Daniele Rocchi
Ancora una telefonata di Papa Francesco al parroco di Gaza, padre Gabriel Romanelli, per esprimere vicinanza e affetto “a tutta la parrocchia latina della Sacra Famiglia di Gaza”. A rivelarlo al Sir è lo stesso parroco, religioso dell’Istituto Verbo Incarnato (Ive), bloccato a Betlemme a causa della guerra e ansioso di tornare tra i suoi poco più di 100 parrocchiani. I cristiani a Gaza contano poco più di 1000 fedeli, dei quali solo un centinaio sono i cattolici, la maggioranza è greco-ortodossa e fa capo alla parrocchia di san Porfirio. “Il Pontefice mi ha chiamato ieri sera – racconta padre Romanelli – e ancora una volta, come in altre precedenti telefonate, ci ha voluto esprimere tutta la sua vicinanza. Mi ha ribadito che siamo sempre nelle sue preghiere e ha impartito la benedizione a tutti i fedeli. Non ha mancato di esprimere anche la sua preoccupazione per quanto sta avvenendo ma ci ha incoraggiato ad andare avanti, a stare vicino alla comunità e soprattutto – cosa che ripete sempre – a proteggere i bambini. Ci ha invitato ad usare l’unica ‘arma’ nelle nostre mani per promuovere la pace: la preghiera. Pregare e stare sempre in comunione con lui e con la Chiesa”.
In gabbia. La parrocchia della Sacra Famiglia di Gaza, l’unica cattolica della Striscia, sin dai primi momenti successivi all’attacco del 7 ottobre e alla conseguente reazione israeliana, ha aperto le proprie porte a chi ha perso casa e lavoro, e soprattutto amici e parenti. Nella parrocchia, aggiunge il parroco, “ci sono oltre 500 persone. Siamo pieni di cristiani. I religiosi e le religiose si danno da fare per aiutare i fedeli più in difficoltà. Molti di loro hanno perso la casa sotto le bombe, non hanno più lavoro. Piangono anche la perdita di parenti e amici. Nel compound ci sono anche anziani, malati e disabili gravi. Sappiamo bene che una volta finita la guerra – speriamo presto – la vita non riprenderà come si vorrebbe. Nella gabbia in cui viviamo siamo circondati da macerie”. Sale insistente, tra i fedeli, la domanda: “Quando tutto sarà finito dove andremo? Ci sono tante famiglie – ricorda il parroco – che hanno bambini, a loro va tutto il nostro aiuto concreto e spirituale. In questo momento la priorità è avere salva la vita. I continui raid e lanci di razzi, la strage all’ospedale anglicano, non fanno che aumentare paura e tensione”.
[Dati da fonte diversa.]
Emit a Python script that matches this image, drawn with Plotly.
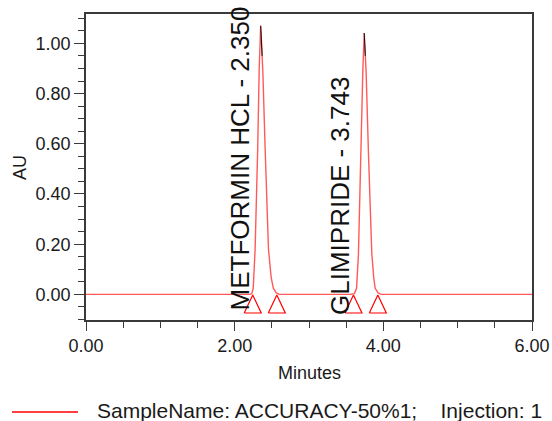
import plotly.graph_objects as go

# ---- data ----
time_min = [0.00, 1.00, 2.00, 2.20, 2.23, 2.25, 2.275, 2.295, 2.31, 2.33, 2.35, 2.365, 2.38,
            2.41, 2.43, 2.455, 2.49, 2.52, 2.56, 2.60, 3.00, 3.55, 3.61, 3.64, 3.665, 3.68,
            3.69, 3.724, 3.743, 3.768, 3.80, 3.82, 3.845, 3.87, 3.89, 3.93, 3.97, 5.00, 6.00]
au = [0.000, 0.001, 0.000, 0.000, 0.003, 0.025, 0.18, 0.40, 0.58, 0.90, 1.07, 0.98, 0.88,
      0.58, 0.36, 0.18, 0.07, 0.025, 0.006, 0.000, 0.000, 0.000, 0.003, 0.024, 0.16, 0.35,
      0.56, 0.89, 1.041, 0.89, 0.56, 0.36, 0.163, 0.07, 0.024, 0.006, 0.000, 0.000, 0.000]

peak_names = ["METFORMIN HCL", "GLIMIPRIDE"]
peak_rt = ["2.350", "3.743"]
peak_start = [2.243, 3.598]
peak_end = [2.567, 3.926]

legend_text = "SampleName: ACCURACY-50%1;\u00a0\u00a0\u00a0\u00a0Injection: 1"

# ---- layout constants (pixels) ----
W, H = 552, 421
ML, MR, MT, MB = 86, 20, 14, 101
PW, PH = W - ML - MR, H - MT - MB
X_RANGE = [0, 6]
Y_RANGE = [-0.102, 1.117]
FONT = "Liberation Sans, Arial, sans-serif"
RED = "rgb(255,0,0)"
TRACE_RED = "rgba(255,0,0,0.65)"
TIP_LEVEL = 0.95


def px_to_x(px):
    return X_RANGE[0] + (px - ML) / PW * (X_RANGE[1] - X_RANGE[0])


def px_to_y(py):
    return Y_RANGE[1] - (py - MT) / PH * (Y_RANGE[1] - Y_RANGE[0])


fig = go.Figure()

# chromatogram
fig.add_trace(go.Scatter(x=time_min, y=au, mode="lines",
                         line=dict(color=TRACE_RED, width=1.4), showlegend=False,
                         hoverinfo="skip"))

# dark apex of each peak: from the apex down the trailing side to TIP_LEVEL
tip_x, tip_y = [], []
for i in range(1, len(au) - 1):
    if au[i] >= TIP_LEVEL and au[i] > au[i - 1] and au[i] >= au[i + 1]:
        tip_x.append(time_min[i])
        tip_y.append(au[i])
        j = i + 1
        while au[j] >= TIP_LEVEL:
            tip_x.append(time_min[j])
            tip_y.append(au[j])
            j += 1
        frac = (au[j - 1] - TIP_LEVEL) / (au[j - 1] - au[j])
        tip_x.append(time_min[j - 1] + frac * (time_min[j] - time_min[j - 1]))
        tip_y.append(TIP_LEVEL)
        tip_x.append(None)
        tip_y.append(None)
fig.add_trace(go.Scatter(x=tip_x, y=tip_y, mode="lines",
                         line=dict(color="#111111", width=1), showlegend=False,
                         hoverinfo="skip"))

# peak start / end markers (open triangles below baseline)
half_w = 8.5 / PW * (X_RANGE[1] - X_RANGE[0])
y_apex = px_to_y(295)
y_base = px_to_y(313)
tri_x, tri_y = [], []
for t in peak_start + peak_end:
    tri_x += [t - half_w, t, t + half_w, t - half_w, None]
    tri_y += [y_base, y_apex, y_base, y_base, None]
fig.add_trace(go.Scatter(x=tri_x, y=tri_y, mode="lines",
                         line=dict(color=RED, width=1.2), showlegend=False,
                         hoverinfo="skip"))

# peak labels
label_cx = [239.5, 340.0]
label_bottom = [313, 317]
for name, rt, cx, bt in zip(peak_names, peak_rt, label_cx, label_bottom):
    fig.add_annotation(x=px_to_x(cx), y=px_to_y(bt), xref="x", yref="y",
                       text=f"{name} - {rt}", textangle=-90, showarrow=False,
                       xanchor="center", yanchor="bottom",
                       font=dict(family=FONT, size=26, color="#111111"))

# axis titles
fig.add_annotation(x=0.5, y=(PH + MT - 373) / PH, xref="paper", yref="paper",
                   text="Minutes", showarrow=False, xanchor="center", yanchor="middle",
                   font=dict(family=FONT, size=18, color="#1a1a1a"))
fig.add_annotation(x=(20 - ML) / PW, y=(PH + MT - 168) / PH, xref="paper", yref="paper",
                   text="AU", textangle=-90, showarrow=False, xanchor="center",
                   yanchor="middle", font=dict(family=FONT, size=18, color="#1a1a1a"))

# legend (drawn manually: long line sample + text)
fig.add_shape(type="line", xref="paper", yref="paper",
              x0=(12 - ML) / PW, x1=(78 - ML) / PW,
              y0=(PH + MT - 412) / PH, y1=(PH + MT - 412) / PH,
              line=dict(color=RED, width=1.5))
fig.add_annotation(x=(95 - ML) / PW, y=(PH + MT - 410) / PH, xref="paper", yref="paper",
                   text=legend_text, showarrow=False, xanchor="left", yanchor="middle",
                   font=dict(family=FONT, size=21, color="#1a1a1a"))

axis_common = dict(showgrid=False, zeroline=False, showline=True, mirror=True,
                   linecolor="#3a3a3a", linewidth=1.5, ticks="outside",
                   tickcolor="#3a3a3a", tickwidth=1.2, automargin=False,
                   tickfont=dict(family=FONT, size=18, color="#1a1a1a"))

fig.update_xaxes(range=X_RANGE, tickmode="linear", tick0=0, dtick=2,
                 tickformat=".2f", ticklen=9,
                 minor=dict(ticks="outside", dtick=0.5, ticklen=6,
                            tickcolor="#3a3a3a", tickwidth=1.2),
                 **axis_common)
fig.update_yaxes(range=Y_RANGE, tickmode="linear", tick0=0, dtick=0.2,
                 tickformat=".2f", ticklen=10,
                 minor=dict(ticks="outside", dtick=0.05, ticklen=6,
                            tickcolor="#3a3a3a", tickwidth=1.2),
                 **axis_common)

fig.update_layout(width=W, height=H, autosize=False,
                  margin=dict(l=ML, r=MR, t=MT, b=MB, pad=0, autoexpand=False),
                  plot_bgcolor="white", paper_bgcolor="white",
                  showlegend=False)

fig.write_html("out.html", config={"responsive": False})
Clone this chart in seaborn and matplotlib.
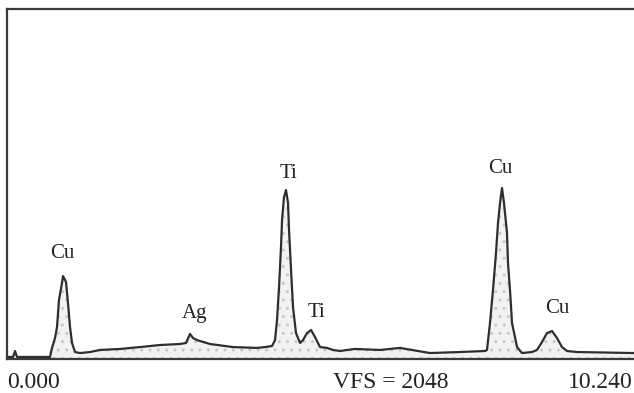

Resteremo in parrocchia. Alle parole del parroco fanno eco quelle, direttamente da Gaza, di suor María del Pilar Llerena, dell’Istituto del Verbo Incarnato (Ive) Serve del Signore e della Vergine di Matarà. “Durante la notte si sono registrati sporadici bombardamenti nella nostra zona. Molti di noi sono riusciti a riposare un po’. Grazie a Dio stiamo piuttosto bene”. La religiosa ci tiene a ribadire al Sir che “non abbandoneremo la parrocchia. Non andremo via da qui e non usciremo dalla Chiesa. Sbaglia chi pensa di attaccare la parrocchia una volta che saremo usciti, perché noi resteremo qui, in ginocchio davanti al Santissimo. Questa è la nostra casa e qui ci sentiamo al sicuro”.
Il compound parrocchiale si trova ad al-Zaytoun, uno dei quartieri di Gaza city presi di mira in questi giorni dai raid israeliani. Sarebbero più di 20 le case di civili cristiani distrutte dai bombardamenti, oltre a quelle parzialmente danneggiate. Nonostante questo la comunità cristiana ha scelto di non evacuare verso il sud della Striscia come intimato dall’esercito israeliano. Nella parrocchia greco-ortodossa di san Porfirio, non distante da quella latina, ci sarebbero almeno altri 200 fedeli sfollati.